The fame curdled. According to reports, Dahl stopped giving interviews by the late 1980s due to unwanted attention from people approaching him with threats and lawsuits. According to the NBC Chicago obituary, Dahl’s widow Marguerite recalled that strangers would show up expecting him to help develop their own ideas, many of which were impractical.
Dahl reportedly later expressed ambivalence about his Pet Rock fame, questioning whether his life might have been simpler without it.
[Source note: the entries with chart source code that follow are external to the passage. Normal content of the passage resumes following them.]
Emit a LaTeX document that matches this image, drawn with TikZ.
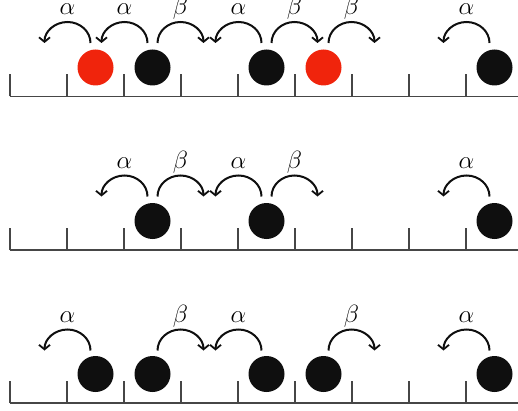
\documentclass[tikz,border=0pt]{standalone}
\usetikzlibrary{arrows.meta}
\definecolor{redsite}{RGB}{240,36,12}
\definecolor{blacksite}{RGB}{15,15,15}
\definecolor{lattice}{RGB}{70,70,70}
\tikzset{
  site/.style={circle,minimum size=36pt,inner sep=0pt,fill=blacksite},
  redsite/.style={site,fill=redsite},
  hop/.style={line width=2pt,draw=blacksite,-{Straight Barb[length=4.5pt,width=11pt,line width=1.8pt]}},
  rate/.style={font=\fontsize{27}{30}\selectfont,anchor=base,inner sep=0pt},
  tickmark/.style={line width=1.2pt,draw=lattice},
  axis/.style={line width=1.4pt,draw=lattice}
}
\newcommand\hopleft[4]{%
  \coordinate (#1) at (#2-5,#3);
  \coordinate (#1e) at (#2-51,#3);
  \draw[hop] (#1) arc[start angle=0,end angle=180,x radius=23,y radius=21];
  \node[rate] (#1l) at (#2-28,#3+28) {$#4$};
}
\newcommand\hopright[4]{%
  \coordinate (#1) at (#2+5,#3);
  \coordinate (#1e) at (#2+51,#3);
  \draw[hop] (#1) arc[start angle=180,end angle=0,x radius=23,y radius=21];
  \node[rate] (#1l) at (#2+28,#3+28) {$#4$};
}
\begin{document}
\begin{tikzpicture}[x=1pt,y=1pt]
\useasboundingbox (0,0) rectangle (518,410);
\foreach \r/\b in {1/313.5,2/160,3/7}{
  \draw[axis] (10,\b) coordinate (a\r) -- (518,\b) coordinate (b\r);
  \foreach \k in {0,...,8}{\draw[tickmark] (10+57*\k,\b) -- ++(0,22);}
}
% row 1
\node[redsite] (r1s1) at (95.5,342.5) {};
\node[site] (r1s2) at (152.5,342.5) {};
\node[site] (r1s4) at (266.5,342.5) {};
\node[redsite] (r1s5) at (323.5,342.5) {};
\node[site] (r1s8) at (494.5,342.5) {};
\hopleft{r1h1}{95.5}{367}{\alpha}
\hopleft{r1h2}{152.5}{367}{\alpha}
\hopright{r1h3}{152.5}{367}{\beta}
\hopleft{r1h4}{266.5}{367}{\alpha}
\hopright{r1h5}{266.5}{367}{\beta}
\hopright{r1h6}{323.5}{367}{\beta}
\hopleft{r1h7}{494.5}{367}{\alpha}
% row 2
\node[site] (r2s2) at (152.5,189) {};
\node[site] (r2s4) at (266.5,189) {};
\node[site] (r2s8) at (494.5,189) {};
\hopleft{r2h1}{152.5}{213.5}{\alpha}
\hopright{r2h2}{152.5}{213.5}{\beta}
\hopleft{r2h3}{266.5}{213.5}{\alpha}
\hopright{r2h4}{266.5}{213.5}{\beta}
\hopleft{r2h5}{494.5}{213.5}{\alpha}
% row 3
\node[site] (r3s1) at (95.5,36) {};
\node[site] (r3s2) at (152.5,36) {};
\node[site] (r3s4) at (266.5,36) {};
\node[site] (r3s5) at (323.5,36) {};
\node[site] (r3s8) at (494.5,36) {};
\hopleft{r3h1}{95.5}{59.5}{\alpha}
\hopright{r3h2}{152.5}{59.5}{\beta}
\hopleft{r3h3}{266.5}{59.5}{\alpha}
\hopright{r3h4}{323.5}{59.5}{\beta}
\hopleft{r3h5}{494.5}{59.5}{\alpha}
\end{tikzpicture}
\end{document}
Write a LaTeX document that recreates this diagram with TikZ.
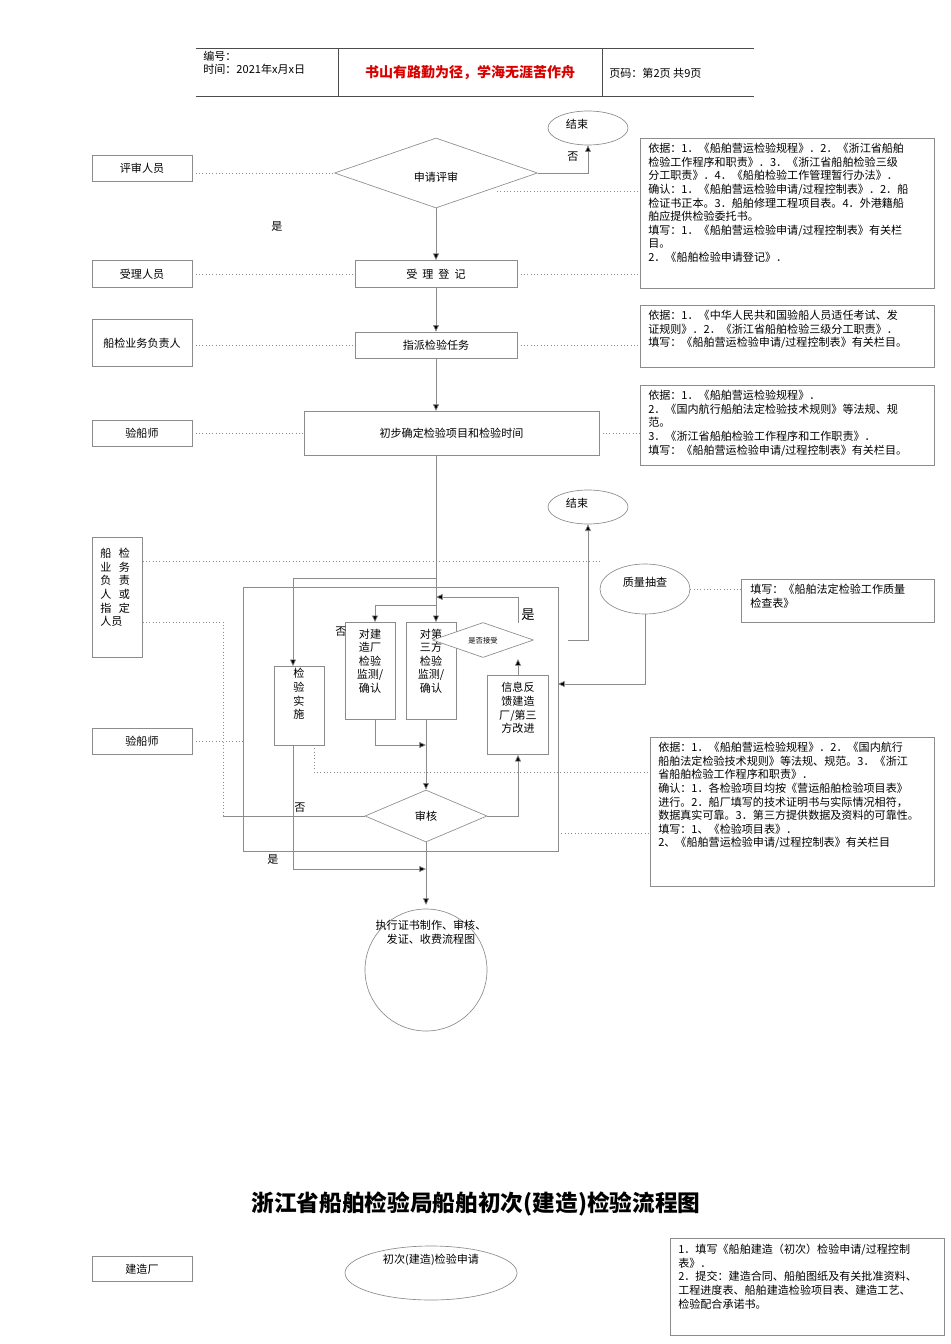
\documentclass[tikz,border=0pt]{standalone}
\usepackage{fontspec}
\setmainfont{Noto Sans CJK SC}
\usetikzlibrary{shapes.geometric,arrows.meta}
\begin{document}
\begin{tikzpicture}[x=0.75pt,y=-0.75pt,
  every node/.style={font=\fontsize{8.3}{10.2}\selectfont,inner sep=0pt},
  ln/.style={draw=black!45,line width=0.5pt},
  arr/.style={ln,-{Triangle[length=5pt,width=4.5pt,fill=black]}},
  dot/.style={draw=black!45,dotted,line width=0.5pt},
  bx/.style={draw=black!45,line width=0.5pt},
  sz/.style 2 args={minimum width=#1*0.75pt,minimum height=#2*0.75pt},
  note/.style={align=left,anchor=north west}]
\useasboundingbox (0,0) rectangle (950,1344);
% header
\draw[line width=0.6pt,black!70] (196,48)--(754,48) (196,96)--(754,96) (338,48)--(338,96) (602,48)--(602,96);
\node[anchor=west,align=left,font=\fontsize{8.3}{10}\selectfont] (h1) at (203,63) {编号：\\时间：2021年x月x日};
\node[text=red!85!black,font=\fontsize{10.5}{12}\selectfont\bfseries] (h2) at (470,73) {书山有路勤为径，学海无涯苦作舟};
\node[anchor=west] (h3) at (609,73) {页码：第2页\ 共9页};
% top part
\node[ellipse,bx,sz={80}{34}] (end1) at (588,128) {};
\node at (577,124) {结束};
\node[diamond,bx,sz={203}{70},aspect=2.9] (d1) at (436,173) {};
\node at (436,177) {申请评审};
\node[bx,sz={100}{26}] (r1) at (142,168) {评审人员};
\node (no1) at (573,157) {否};
\node (yes1) at (277,227) {是};
\draw[arr] (d1.east) -- (588,173) -- (end1.south);
\draw[dot] (r1.east|-d1.west) -- (d1.west);
\node[bx,sz={294}{150},anchor=north west] (n1) at (640,138) {};
\node[note] at (648,143) {依据：1．《船舶营运检验规程》．2．《浙江省船舶\\检验工作程序和职责》．3．《浙江省船舶检验三级\\分工职责》．4．《船舶检验工作管理暂行办法》．\\确认：1．《船舶营运检验申请/过程控制表》．2．船\\检证书正本。3．船舶修理工程项目表。4．外港籍船\\舶应提供检验委托书。\\填写：1．《船舶营运检验申请/过程控制表》有关栏\\目。\\2．《船舶检验申请登记》．};
\draw[dot] (497,191) -- (640,191);
\node[bx,sz={162}{27}] (s1) at (436,274) {受\ \ 理\ \ 登\ \ 记};
\node[bx,sz={100}{27}] (r2) at (142,274) {受理人员};
\draw[arr] (d1.south) -- (s1.north);
\draw[dot] (r2.east) -- (s1.west);
\draw[dot] (s1.east) -- (640,274);
\node[bx,sz={162}{26}] (s2) at (436,345) {指派检验任务};
\node[bx,sz={100}{47}] (r3) at (142,343) {船检业务负责人};
\draw[arr] (s1.south) -- (s2.north);
\draw[dot] (r3.east|-s2.west) -- (s2.west);
\draw[dot] (s2.east) -- (640,345);
\node[bx,sz={294}{62},anchor=north west] (n2) at (640,305) {};
\node[note] at (648,310) {依据：1．《中华人民共和国验船人员适任考试、发\\证规则》．2．《浙江省船舶检验三级分工职责》．\\填写：《船舶营运检验申请/过程控制表》有关栏目。};
\node[bx,sz={295}{44}] (s3) at (451.5,433) {初步确定检验项目和检验时间};
\node[bx,sz={100}{26}] (r4) at (142,433) {验船师};
\draw[arr] (s2.south) -- (436,411);
\draw[dot] (r4.east) -- (s3.west);
\draw[dot] (s3.east) -- (640,433);
\node[bx,sz={294}{80},anchor=north west] (n3) at (640,385) {};
\node[note] at (648,390) {依据：1．《船舶营运检验规程》．\\2．《国内航行船舶法定检验技术规则》等法规、规\\范。\\3．《浙江省船舶检验工作程序和工作职责》．\\填写：《船舶营运检验申请/过程控制表》有关栏目。};
% middle part
\node[ellipse,bx,sz={80}{34}] (end2) at (588,507) {};
\node at (577,503) {结束};
\node[bx,sz={50}{120},anchor=north west] (r5) at (92,537) {};
\node[align=left,anchor=north west,font=\fontsize{8.3}{10.2}\selectfont] at (100,548) {船\ \ \ 检\\业\ \ \ 务\\负\ \ \ 责\\人\ \ \ 或\\指\ \ \ 定\\人员};
\node[bx,sz={100}{26}] (r6) at (142,741) {验船师};
\draw[bx] (243,587) rectangle (558,851);
\coordinate (ct) at (558,684);
\node[ellipse,bx,sz={90}{50}] (qc) at (645,589) {};
\node at (645,582) {质量抽查};
\node[bx,sz={193}{43},anchor=north west] (n5) at (741,579) {};
\node[note] at (750,584) {填写：《船舶法定检验工作质量\\检查表》};
\draw[dot] (qc.east) -- (741,589);
\draw[dot] (r5.east|-0,561) -- (602,561);
\node[bx,sz={50}{79}] (b1) at (299,706) {};
\node[align=center,font=\fontsize{8.3}{10.2}\selectfont] at (299,694) {检\\验\\实\\施};
\node[bx,sz={50}{97}] (b2) at (370,671) {};
\node[align=center,font=\fontsize{8.3}{10.2}\selectfont] at (370,661) {对建\\造厂\\检验\\监测/\\确认};
\node[bx,sz={50}{97}] (b3) at (431,671) {};
\node[align=center,font=\fontsize{8.3}{10.2}\selectfont] at (431,661) {对第\\三方\\检验\\监测/\\确认};
\node[diamond,bx,fill=white,sz={101}{35},aspect=2.9] (d2) at (483,640) {};
\node[font=\fontsize{5.5}{6}\selectfont] at (483,641) {是否接受};
\node[bx,sz={61}{79}] (b4) at (518,715) {};
\node[align=center,font=\fontsize{8.3}{10.2}\selectfont] at (518,708) {信息反\\馈建造\\厂/第三\\方改进};
\node[diamond,bx,sz={122}{52},aspect=2.35] (d3) at (426,816) {};
\node at (426,816) {审核};
\node (no2) at (341,632) {否};
\node[font=\fontsize{10}{12}\selectfont] (yes2) at (528,615) {是};
\node (no3) at (300,808) {否};
\node (yes3) at (273,860) {是};
\draw[ln] (436,455) -- (436,578);
\draw[arr] (436,578) -- (293,578) -- (b1.north-|293,0);
\draw[arr] (436,578) -- (b3.north-|436,0);
\draw[arr] (436,605) -- (375,605) -- (b2.north-|375,0);
\draw[arr] (518,623) -- (518,597) -- (436,597);
\draw[arr] (b4.north) -- (518,659);
\draw[arr] (b2.south-|375,0) -- (375,745) -- (426,745);
\draw[arr] (b3.south-|426,0) -- (d3.north);
\draw[arr] (d3.east) -- (518,816) -- (b4.south);
\draw[arr] (b1.south-|293,0) -- (293,869) -- (426,869);
\draw[dot] (r5.east|-0,622) -- (223,622) -- (223,816);
\draw[ln] (223,816) -- (d3.west);
\draw[dot] (r6.east) -- (243,741);
\draw[dot] (314,745) -- (314,772) -- (650,772);
\draw[dot] (558,833) -- (650,833);
\draw[arr] (qc.south) -- (645,684) -- (ct);
\draw[arr] (568,640) -- (588,640) -- (end2.south);
\node[bx,sz={284}{149},anchor=north west] (n4) at (650,737) {};
\node[note] at (658,742) {依据：1．《船舶营运检验规程》．2．《国内航行\\船舶法定检验技术规则》等法规、规范。3．《浙江\\省船舶检验工作程序和职责》．\\确认：1．各检验项目均按《营运船舶检验项目表》\\进行。2．船厂填写的技术证明书与实际情况相符，\\数据真实可靠。3．第三方提供数据及资料的可靠性。\\填写：1、《检验项目表》．\\2、《船舶营运检验申请/过程控制表》有关栏目};
\node[circle,bx,sz={122}{122}] (c1) at (426,970) {};
\draw[arr] (d3.south) -- (426,905);
\node[align=center] at (431,932) {执行证书制作、审核、\\发证、收费流程图};
% bottom
\node[font=\fontsize{17}{20}\selectfont\bfseries] (title) at (476,1204) {浙江省船舶检验局船舶初次(建造)检验流程图};
\node[bx,sz={100}{25}] (r7) at (142,1269) {建造厂};
\node[ellipse,bx,sz={172}{54}] (e3) at (431,1273) {};
\node at (431,1260) {初次(建造)检验申请};
\node[bx,sz={274}{97},anchor=north west] (n6) at (670,1238) {};
\node[note] at (678,1244) {1．填写《船舶建造（初次）检验申请/过程控制\\表》．\\2．提交：建造合同、船舶图纸及有关批准资料、\\工程进度表、船舶建造检验项目表、建造工艺、\\检验配合承诺书。};
\end{tikzpicture}
\end{document}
What the Pet Rock still teaches in 2026
Half a century later, the case study is taught in marketing courses for a reason. It compresses almost every important lesson about consumer behavior into a single object you could pick up off a beach.
First: margin lives in the story, not the materials. A rock costs nothing. A rock with a manual costs $3.95. The same logic applies to bottled water, scented candles, and every D2C brand that puts a founder’s letter inside the box.
Second: cultural timing beats product quality. The Pet Rock would have flopped in 1972 and flopped again in 1978. It worked in the last quarter of 1975 because the country needed something stupid to laugh about, and Dahl shipped on schedule. Founders who study trend cycles are doing the same work Dahl did with his ear to a bar table.
Third: a fad is not a business. Dahl knew this. He sold hard, banked the money, and didn’t try to extend the line into Pet Rock food, Pet Rock leashes, or a Saturday morning cartoon, all of which competitors attempted. He treated the rock the way a pop song gets treated — three minutes of cultural saturation, then move on.
The stones are still out there, of course. Tens of millions of them, indistinguishable from every other stone on any coastline. The only thing that ever separated the 1.5 million Dahl sold from the rest was a box, a manual, and the exact six months when Americans were willing to pay four dollars for the joke. By Easter the joke was over. The rocks are still rocks.